You’ll pass the 3500 FOOT ELEVATION sign almost right away.
Next you’ll pass the second junction, from where you can take a 1.1 mile trail down to the view at the summit Colonel’s Chair. (I didn’t do that on this hike. Next time.)
From the second junction, the final mile to Hunter Mountain’s summit is easy going; all the hard work is behind you. The trail is dominated on either side by spruce and fir trees, with a few patches of birch mixed in.
Hunter Mountain Fire Tower
You’ll reach the third junction in no time. Leave your horse, if you brought one, at the sign post.
Turn left to view the fire tower.
On this day, the snowpack on Hunter’s summit was 0.7 picnic tables high…
Fire Tower Views
This tower is always so great to climb. I love its views of Plateau, Kaaterskill High Peak, the Blackhead range, Windham High Peak, Rusk and East Rusk. But the Burroughs Range is also visible, as are Doubletop, Graham, Balsam, Big Indian, Fir and Eagle mountains. Even Panther’s long northern ridge gets a look-in.
Round Top, Kaaterskill High Peak and massive Plateau…
This video shows just 90° of the view from the fire tower…
In the warmer months, this is an amazing spot to watch the sun come up (and the climb can be completed in under two hours).

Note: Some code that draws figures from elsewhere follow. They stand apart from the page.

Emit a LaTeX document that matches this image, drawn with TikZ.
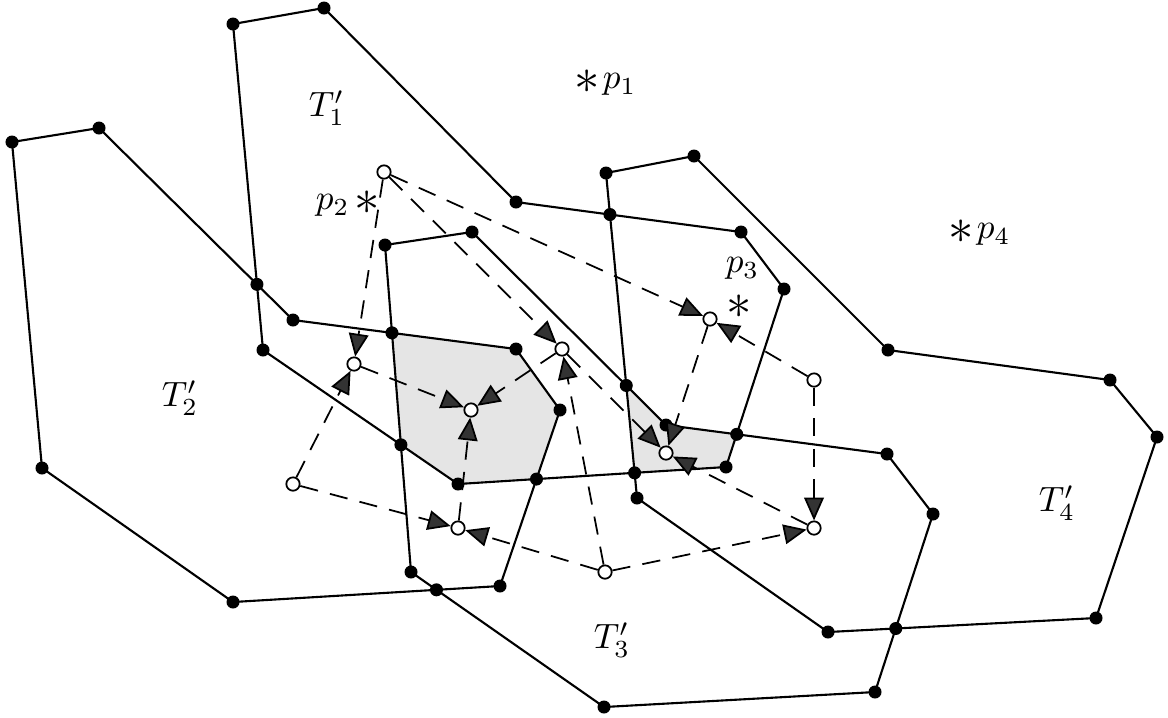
\documentclass[tikz,border=0pt]{standalone}
\usetikzlibrary{positioning, arrows.meta}

\begin{document}
\begin{tikzpicture}[x=0.01cm, y=-0.01cm,
    >={Triangle[length=6.5pt, width=5.6pt, fill=black!80]},
    poly/.style={line width=0.6pt, line join=round},
    region/.style={fill=black!10},
    hub/.style={circle, draw, fill=white, inner sep=0pt,
                minimum size=3.8pt, line width=0.5pt},
    flow/.style={->, line width=0.5pt, dash pattern=on 5.2pt off 3.5pt},
    site/.style={inner sep=0pt}]
  \useasboundingbox (0,0) rectangle (1168,717);
  % corners of the four polygons
  \coordinate (a1) at (233,24);  \coordinate (a2) at (324,8);
  \coordinate (a3) at (516,202); \coordinate (a4) at (741,232);
  \coordinate (a5) at (784,289); \coordinate (a6) at (726,467);
  \coordinate (a7) at (458,484); \coordinate (a8) at (263,350);
  \coordinate (b1) at (12,142);  \coordinate (b2) at (99,128);
  \coordinate (b3) at (293,320); \coordinate (b4) at (516,349);
  \coordinate (b5) at (560,410); \coordinate (b6) at (500,586);
  \coordinate (b7) at (233,602); \coordinate (b8) at (42,468);
  \coordinate (c1) at (385,245); \coordinate (c2) at (472,232);
  \coordinate (c3) at (666,425); \coordinate (c4) at (887,454);
  \coordinate (c5) at (933,514); \coordinate (c6) at (875,692);
  \coordinate (c7) at (604,707); \coordinate (c8) at (411,572);
  \coordinate (d1) at (606,173); \coordinate (d2) at (694,156);
  \coordinate (d3) at (888,350); \coordinate (d4) at (1110,380);
  \coordinate (d5) at (1157,437);\coordinate (d6) at (1096,618);
  \coordinate (d7) at (828,632); \coordinate (d8) at (637,498);
  % crossings
  \coordinate (x1) at (intersection of a1--a8 and b2--b3);
  \coordinate (x2) at (intersection of a3--a4 and d1--d8);
  \coordinate (x3) at (intersection of a5--a6 and c3--c4);
  \coordinate (x4) at (intersection of a6--a7 and d1--d8);
  \coordinate (x5) at (intersection of a6--a7 and b5--b6);
  \coordinate (x6) at (intersection of a7--a8 and c1--c8);
  \coordinate (x7) at (intersection of b3--b4 and c1--c8);
  \coordinate (x8) at (intersection of b6--b7 and c7--c8);
  \coordinate (x9) at (intersection of c2--c3 and d1--d8);
  \coordinate (x10) at (intersection of c5--c6 and d6--d7);

  \fill[region] (x7) -- (b4) -- (b5) -- (x5) -- (a7) -- (x6) -- cycle;
  \fill[region] (x9) -- (c3) -- (x3) -- (a6) -- (x4) -- cycle;

  \draw[poly] (a1) -- (a2) -- (a3) -- (a4) -- (a5) -- (a6) -- (a7) -- (a8) -- cycle;
  \draw[poly] (b1) -- (b2) -- (b3) -- (b4) -- (b5) -- (b6) -- (b7) -- (b8) -- cycle;
  \draw[poly] (c1) -- (c2) -- (c3) -- (c4) -- (c5) -- (c6) -- (c7) -- (c8) -- cycle;
  \draw[poly] (d1) -- (d2) -- (d3) -- (d4) -- (d5) -- (d6) -- (d7) -- (d8) -- cycle;

  \foreach \p in {a,b,c,d}
    \foreach \i in {1,...,8}
      \fill (\p\i) circle (1.85pt);
  \foreach \i in {1,...,10}
    \fill (x\i) circle (1.85pt);

  \node (t1) at (327,108) {$T'_1$};
  \node (t2) at (180,398) {$T'_2$};
  \node (t3) at (612,640) {$T'_3$};
  \node (t4) at (1057,503) {$T'_4$};

  \node[site, font=\Large] (p1) at (587,82) {$\ast$};
  \node[site, right=0.5pt of p1.base east, anchor=base west, yshift=1.4pt] {$p_1$};
  \node[site, font=\Large] (p2) at (367,203) {$\ast$};
  \node[site, left=1pt of p2.base west, anchor=base east, yshift=1.4pt] {$p_2$};
  \node[site, font=\Large] (p3) at (739,307) {$\ast$};
  \node[site, above=4pt of p3, xshift=1pt] {$p_3$};
  \node[site, font=\Large] (p4) at (961,232) {$\ast$};
  \node[site, right=0.5pt of p4.base east, anchor=base west, yshift=1.4pt] {$p_4$};

  % dashed graph
  \node[hub] (v1) at (384,172) {};
  \node[hub] (v2) at (354,364) {};
  \node[hub] (v3) at (293,484) {};
  \node[hub] (v4) at (471,410) {};
  \node[hub] (v5) at (562,349) {};
  \node[hub] (v6) at (458,528) {};
  \node[hub] (v7) at (605,572) {};
  \node[hub] (v8) at (710,319) {};
  \node[hub] (v9) at (814,380) {};
  \node[hub] (v10) at (666,453) {};
  \node[hub] (v11) at (814,528) {};
  \foreach \s/\t in {v1/v2, v3/v2, v1/v5, v1/v8, v2/v4, v5/v4, v6/v4,
                     v3/v6, v7/v6, v7/v5, v7/v11, v9/v11, v9/v8,
                     v8/v10, v11/v10, v5/v10}
    \draw[flow] (\s) -- (\t);
\end{tikzpicture}
\end{document}
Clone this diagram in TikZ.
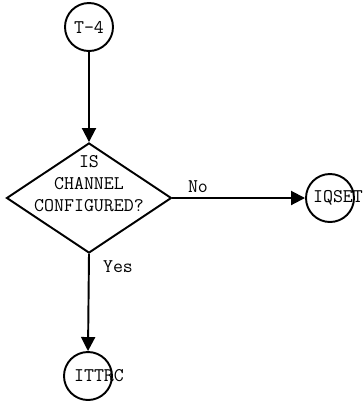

Below the fire tower, the cabin looks small and sweet, with Rusk and East Rusk in the background.
From here, make your way back down to the third junction, and turn right to head back down to Spruceton.
Alternatively, at the junction you can turn left and head down via the full Hunter Mountain Loop which takes in some beautiful terrain and views, as well as Southwest Hunter.
The hike from Diamond Notch up West Kill is similarly lovely and offers the amazing view from Buck Ridge Lookout.
The parent mountain for this hike is Hunter.
If you do this hike, let me know how it went in the comments below. Your feedback makes this site better.
Trailhead Info for this Hike
Medium-sized lot, very popular location. Fills up early on busy days.
Google Maps Location: 42.184894, -74.271164
The map below shows the exact topographic location of the trailhead
No service at the trailhead. Once you start to climb above the surrounding ridges, service starts to come online. Strong signal at the summit. My network is Verizon. YMMV.